## What you are asked to do
Which lines contain the string "chart"? Please list every one of them.
--- START Source excerpt ---
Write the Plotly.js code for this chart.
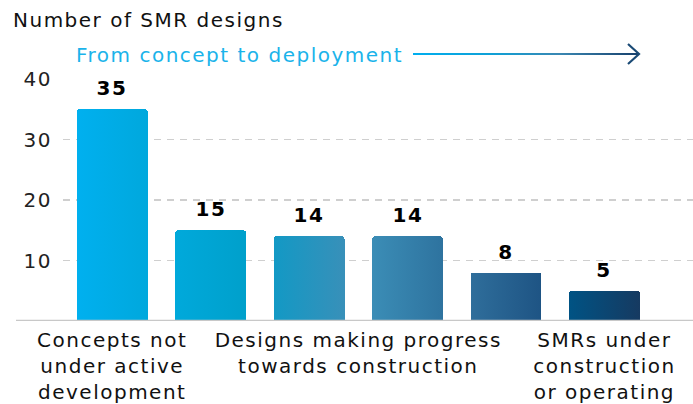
<!DOCTYPE html>
<html>
<head>
<meta charset="utf-8">
<script src="https://cdn.plot.ly/plotly-3.0.1.min.js"></script>
<style>
  html, body { margin: 0; padding: 0; background: #fff; }
  #chart { width: 693px; height: 404px; }
  #chart text { letter-spacing: 1.5px; }
  #chart .arrow-grad { stroke: url(#arrowGrad) !important; }
</style>
</head>
<body>
<svg width="0" height="0" style="position:absolute">
  <defs>
    <linearGradient id="arrowGrad" gradientUnits="userSpaceOnUse" x1="413" y1="0" x2="639" y2="0">
      <stop offset="0" stop-color="#00aeef"/>
      <stop offset="0.35" stop-color="#0fa0d6"/>
      <stop offset="0.65" stop-color="#3a87b2"/>
      <stop offset="1" stop-color="#173f6b"/>
    </linearGradient>
  </defs>
</svg>
<div id="chart"></div>
<script>
// SMR designs by stage
const stages = [0, 1, 2, 3, 4, 5];
const designCounts = [35, 15, 14, 14, 8, 5];
const stageTickVals = [0, 2.5, 5];
const stageTickText = [
    'Concepts not<br>under active<br>development',
    'Designs making progress<br>towards construction',
    'SMRs under<br>construction<br>or operating'
];
const yTickVals = [10, 20, 30, 40];

// left/right colours of each bar's horizontal gradient
const barGradients = [
    ['#00b0ef', '#00a8dd'],
    ['#00a9db', '#00a0cb'],
    ['#1299c5', '#3890b9'],
    ['#3b8db6', '#2e739f'],
    ['#2f6e9b', '#1e5484'],
    ['#005384', '#163a61']
];

const FONT = '"DejaVu Sans", "Open Sans", sans-serif';
const W = 693, H = 404;
const M = { l: 63, r: 0, t: 79, b: 83 };
const plotW = W - M.l - M.r, plotH = H - M.t - M.b;
const px = x => (x - M.l) / plotW;
const py = y => (H - M.b - y) / plotH;

const data = [{
    type: 'bar',
    x: stages,
    y: designCounts,
    width: 0.72,
    marker: { color: barGradients.map(g => g[0]), cornerradius: 3, line: { width: 0 } },
    hoverinfo: 'skip'
}];

const annotations = designCounts.map((v, i) => ({
    x: stages[i],
    y: v,
    xref: 'x',
    yref: 'y',
    text: '<b>' + v + '</b>',
    showarrow: false,
    yanchor: 'bottom',
    yshift: 7,
    font: { family: FONT, size: 20, color: '#000' }
}));

annotations.push({
    xref: 'paper', yref: 'paper',
    x: px(11), y: py(20),
    xanchor: 'left', yanchor: 'middle', align: 'left',
    text: 'Number of SMR designs',
    showarrow: false,
    font: { family: FONT, size: 20, color: '#111' }
});
annotations.push({
    xref: 'paper', yref: 'paper',
    x: px(74), y: py(55),
    xanchor: 'left', yanchor: 'middle', align: 'left',
    text: 'From concept to deployment',
    showarrow: false,
    font: { family: FONT, size: 20, color: '#1ab3ea' }
});

const layout = {
    width: W,
    height: H,
    margin: M,
    paper_bgcolor: '#fff',
    plot_bgcolor: '#fff',
    showlegend: false,
    bargap: 0,
    font: { family: FONT, size: 20, color: '#111' },
    xaxis: {
        type: 'linear',
        range: [-0.5, 5.9],
        tickvals: stageTickVals,
        ticktext: stageTickText,
        showgrid: false,
        zeroline: false,
        showline: false,
        ticks: '',
        ticklabelstandoff: 5,
        tickfont: { family: FONT, size: 20, color: '#111' },
        fixedrange: true
    },
    yaxis: {
        range: [0, 40],
        tickvals: yTickVals,
        showgrid: true,
        gridcolor: '#cfcfcf',
        gridwidth: 1.5,
        griddash: '7px,6px',
        zeroline: false,
        showline: false,
        ticks: '',
        ticklabelstandoff: 10,
        tickfont: { family: FONT, size: 20, color: '#222' },
        fixedrange: true
    },
    annotations: annotations,
    shapes: [
        // base line
        {
            type: 'line', xref: 'paper', yref: 'y',
            x0: px(16), x1: 1, y0: 0, y1: 0,
            line: { color: '#c8c8c8', width: 2.5 }
        },
        // progress arrow
        {
            type: 'line', xref: 'paper', yref: 'paper',
            x0: px(413), x1: px(639), y0: py(54), y1: py(54),
            line: { color: '#1a4a75', width: 2 }
        },
        {
            type: 'path', xref: 'paper', yref: 'paper',
            path: 'M' + px(628) + ',' + py(44) + ' L' + px(639) + ',' + py(54) + ' L' + px(628) + ',' + py(64),
            line: { color: '#1a4a75', width: 2.2 }
        }
    ]
};

const config = { staticPlot: true, displayModeBar: false, responsive: false };

function applyGradients(gd) {
    const svg = gd.querySelector('svg.main-svg');
    const ns = 'http://www.w3.org/2000/svg';
    let defs = svg.querySelector('defs.custom-grads');
    if (!defs) {
        defs = document.createElementNS(ns, 'defs');
        defs.setAttribute('class', 'custom-grads');
        svg.insertBefore(defs, svg.firstChild);
        barGradients.forEach((g, i) => {
            const lg = document.createElementNS(ns, 'linearGradient');
            lg.setAttribute('id', 'barGrad' + i);
            lg.setAttribute('x1', 0); lg.setAttribute('y1', 0);
            lg.setAttribute('x2', 1); lg.setAttribute('y2', 0);
            [[0, g[0]], [1, g[1]]].forEach(([off, col]) => {
                const s = document.createElementNS(ns, 'stop');
                s.setAttribute('offset', off);
                s.setAttribute('stop-color', col);
                lg.appendChild(s);
            });
            defs.appendChild(lg);
        });
    }
    gd.querySelectorAll('.bars .point path').forEach((p, i) => {
        p.style.fill = 'url(#barGrad' + i + ')';
    });

    // arrow line: find the long flat shape path and fit the gradient to it
    const grad = document.getElementById('arrowGrad');
    gd.querySelectorAll('.shapelayer path').forEach(p => {
        const b = p.getBBox();
        if (b.width > 150 && b.width < 300 && b.height < 4) {
            grad.setAttribute('x1', b.x);
            grad.setAttribute('x2', b.x + b.width);
            p.classList.add('arrow-grad');
            p.style.setProperty('stroke', 'url(#arrowGrad)', 'important');
        }
    });
}

Plotly.newPlot('chart', data, layout, config).then(gd => {
    applyGradients(gd);
    gd.on('plotly_afterplot', () => applyGradients(gd));
    setTimeout(() => applyGradients(gd), 50);
});
</script>
</body>
</html>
--- END Source excerpt ---
## Result of the task
Write the Plotly.js code for this chart.
  #chart { width: 693px; height: 404px; }
  #chart text { letter-spacing: 1.5px; }
  #chart .arrow-grad { stroke: url(#arrowGrad) !important; }
<div id="chart"></div>
Plotly.newPlot('chart', data, layout, config).then(gd => {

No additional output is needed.